「恨みに報いるに徳を以てす」


法政大学名誉教授の王敏さんと知り合って15年です。
開成町長時代に神奈川県主催のシンポジウムでご一緒したのがきっかけです。

王敏さんは才媛です。
1972年の日中国交正常化後最初の留学生で宮沢賢治や周恩来元首相の研究者です。

11月久しぶりに王敏さんとお会いしました。
東京・中央区に周元総理の記念碑が建つのに合わせて来日した周元総理の姪の接待をされてました。

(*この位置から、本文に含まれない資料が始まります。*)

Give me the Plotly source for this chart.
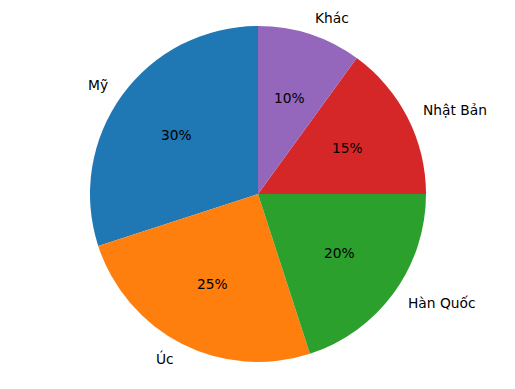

王敏さんは周元総理の日中友好への努力を一貫して伝えてきました。
しかし現在の日中関係は厳しく王敏さんの思いとはほど遠い状況です。

日中国交正常化の立役者の周元総理はひとつの物語を中国国民に示しました。
日本国民も中国人民と同じように日本軍国主義の被害者であるとしました。

明らかに事実と異なります。
日本人は日米開戦に熱狂し軍部の勢力拡大を下支えする役目を果たしました。

周元総理はフィクションであっても中国人民を納得させるためには止む得ないと考えたはずです。
それだけ日中国交正常化に賭ける思いが強かったのだと思います。

強大化した現代中国は自己主張の時代です。
世界文明の中心であるとの中華思想の復活がうかがえます。

ますます日中関係はけんのんになります。
改善したくても日中双方に人財がいません。

周元総理の政治哲学は「恨みに報いるに徳を以てす」です。
周元総理が生きていればふところ深く振る舞うと思います。

今日の中国の経済発展は日本の協力があったことを語りあつれきの緩和を促すと思います。
現代中国に周元総理のような人物がいないことが溝を深めてます。

状況は日本も全く同じです。
ここに危機の根っこがあります。

日中関係は楽観できません。
2026年、日本外交の最大の懸案です。